Paul-Antoine Benos Dijan sort vainqueur de son interprétation de Mars, grâce à de tendres médiums et de purs aigus, ainsi qu’à une prosodie théâtrale et acérée, toujours modulée. Apollon est ouvragé par Jake Arditti, tiré à quatre épingles, dont la voix lumineuse se perd dans les graves. Troisième contre-ténor, Rupert Enticknap est Mercure en complet rose délivrant un chant bien construit et au timbre ténébreux.
Dans les rôles des deux frères, vieux garçons aux costumes ternes assortis au décor (et dont les différences de carrures provoquent un effet comique en soi), Andre Morsch forge un Pluton maladroit (il compose une démarche tout à fait comique) à la voix lumineuse, aux harmoniques développées, mais dont les graves s’éteignent. Quand à Neptune, l’océan vocal du ténor Stuart Jackson maintient un timbre clair et des aigus rayonnants. Lorsque le théâtre le demande, il n’hésite pas à altérer son chant d’un râle, d’un rire ou d’un pleur étouffé.

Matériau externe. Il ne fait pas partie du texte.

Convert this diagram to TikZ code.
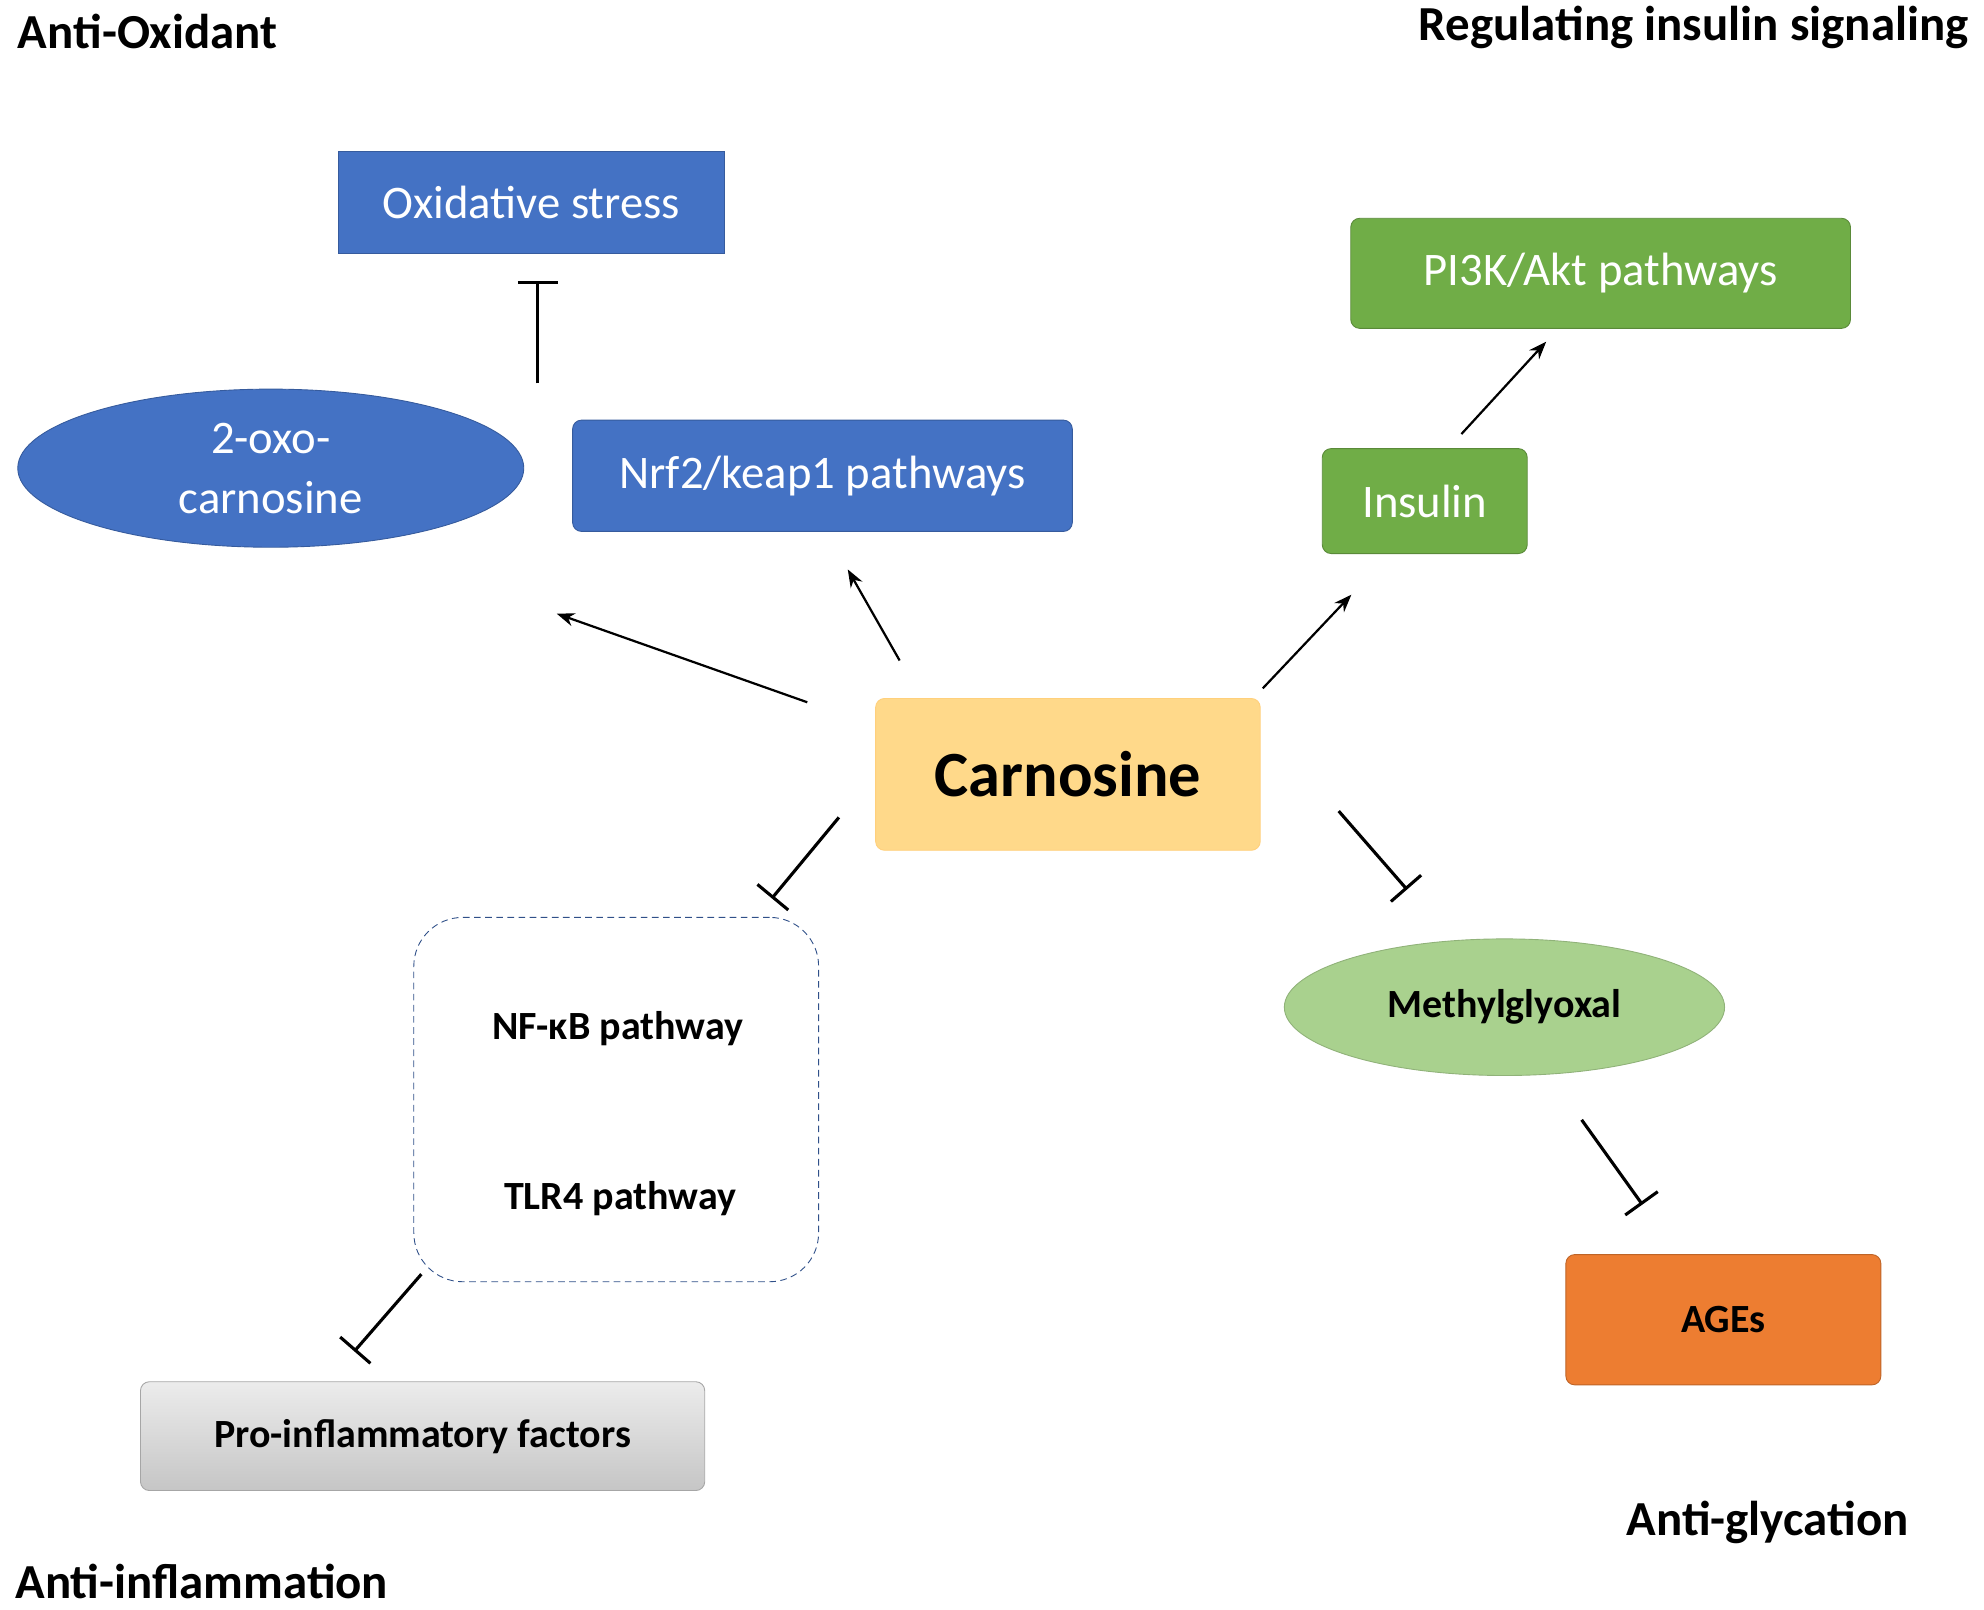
\documentclass[tikz,border=0pt]{standalone}
\usepackage{fontspec}
\setmainfont{Carlito}
\usetikzlibrary{arrows.meta,shapes.geometric,positioning}
\definecolor{oxblue}{HTML}{4472C4}
\definecolor{insgreen}{HTML}{70AD47}
\definecolor{mgreen}{HTML}{A9D18E}
\definecolor{carn}{HTML}{FFD98A}
\definecolor{ages}{HTML}{ED7D31}
\tikzset{
  box/.style={draw=#1!80!black,fill=#1,rounded corners=4pt,text=white,font=\fontsize{21}{24}\selectfont,inner sep=0pt},
  head/.style={font=\bfseries\fontsize{22}{26}\selectfont},
  small/.style={font=\bfseries\fontsize{18}{21}\selectfont},
  act/.style={-{Stealth[length=8pt,width=6pt]},line width=1pt},
  inh/.style={-{Bar[width=18pt]},line width=1.4pt}
}
\begin{document}
\begin{tikzpicture}[x=0.02cm,y=-0.02cm]
\useasboundingbox (0,0) rectangle (1568,1272);
% section titles
\node[head,anchor=west] (tox) at (8,25) {Anti-Oxidant};
\node[head,anchor=east] (tins) at (1562,22) {Regulating insulin signaling};
\node[head] (tgly) at (1397,1203) {Anti-glycation};
\node[head,anchor=south west] (tinf) at (6,1270) {Anti-inflammation};
% anti-oxidant branch
\node[box=oxblue,rounded corners=0pt,minimum width=6.1cm,minimum height=1.6cm] (ox) at (420,160) {Oxidative stress};
\node[ellipse,fill=oxblue,draw=oxblue!80!black,text=white,minimum width=8cm,minimum height=2.5cm,align=center,font=\fontsize{21}{27}\selectfont,inner sep=0pt] (oxo) at (214,370) {2-oxo-\\carnosine};
\node[box=oxblue,minimum width=7.9cm,minimum height=1.76cm] (nrf) at (650,376) {Nrf2/keap1 pathways};
% insulin branch
\node[box=insgreen,minimum width=7.9cm,minimum height=1.74cm] (pik) at (1265,216) {PI3K/Akt pathways};
\node[box=insgreen,minimum width=3.24cm,minimum height=1.66cm] (ins) at (1126,396) {Insulin};
% centre
\node[box=carn,draw=carn!90!orange,text=black,font=\bfseries\fontsize{29}{34}\selectfont,minimum width=6.08cm,minimum height=2.4cm] (car) at (844,612) {Carnosine};
% glycation branch
\node[ellipse,fill=mgreen,draw=mgreen!85!black,minimum width=6.96cm,minimum height=2.16cm,small] (mgo) at (1189,796) {Methylglyoxal};
\node[box=ages,text=black,small,minimum width=4.98cm,minimum height=2.06cm] (age) at (1362,1043) {AGEs};
% inflammation branch
\node[draw=oxblue!70!black,densely dashed,rounded corners=22pt,minimum width=6.4cm,minimum height=5.76cm] (nfb) at (487,869) {};
\node[small] (nfk) at (488,813) {NF-κB pathway};
\node[small] (tlr) at (490,947) {TLR4 pathway};
\node[draw=gray!70,top color=gray!15,bottom color=gray!45,rounded corners=4pt,small,minimum width=8.92cm,minimum height=1.72cm] (pro) at (334,1135) {Pro-inflammatory factors};
% connector ends
\coordinate (a1) at (638,555); \coordinate (a1e) at (440,485);
\coordinate (a2) at (711,522); \coordinate (a2e) at (670,450);
\coordinate (a3) at (998,544); \coordinate (a3e) at (1068,470);
\coordinate (a4) at (1155,343); \coordinate (a4e) at (1222,270);
\coordinate (i1) at (425,303); \coordinate (i1e) at (425,222);
\coordinate (i2) at (663,646); \coordinate (i2e) at (610,710);
\coordinate (i3) at (1058,641); \coordinate (i3e) at (1112,703);
\coordinate (i4) at (1250,885); \coordinate (i4e) at (1298,952);
\coordinate (i5) at (333,1007); \coordinate (i5e) at (280,1068);
\draw[act] (a1) -- (a1e);
\draw[act] (a2) -- (a2e);
\draw[act] (a3) -- (a3e);
\draw[act] (a4) -- (a4e);
\draw[inh] (i1) -- (i1e);
\draw[inh] (i2) -- (i2e);
\draw[inh] (i3) -- (i3e);
\draw[inh] (i4) -- (i4e);
\draw[inh] (i5) -- (i5e);
\end{tikzpicture}
\end{document}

Cintia est ici une post-adolescente mal dans sa peau, qui chasse l’amour chez Pluton alors qu’elle est promise à Neptune. Soraya Mafi cultive dans ce rôle une voix fine et douce au vibrato délicat. Sa ligne vocale est conduite avec précision et fluidité. Arnaud Richard campe un Saturne sénile et mal luné, mais à la voix puissante et épanouie dans le grave. Enfin, Ada Elodie Tuca est un amour de Cupidon à la voix pointue et au timbre pur mais au volume limité, notamment sur les fins de phrases qui tendent à retomber, tandis qu’Alberto Miguélez Rouco s’accorde à la Discorde d’une voix de sopraniste dont le timbre capiteux se craquelle dans l’aigu.
Dans la fosse, Christophe Rousset conduit ses Talens Lyriques à mains nues, d’une gestique expressive et précise, minimaliste, veillant à chaque instant à mettre les voix en valeur, quitte à laisser l’orchestre en retrait.
Malgré un rideau récalcitrant et une corde de théorbe cassée dès les premières minutes, la soirée aura connu un beau succès pour cette reprise royale de Versailles.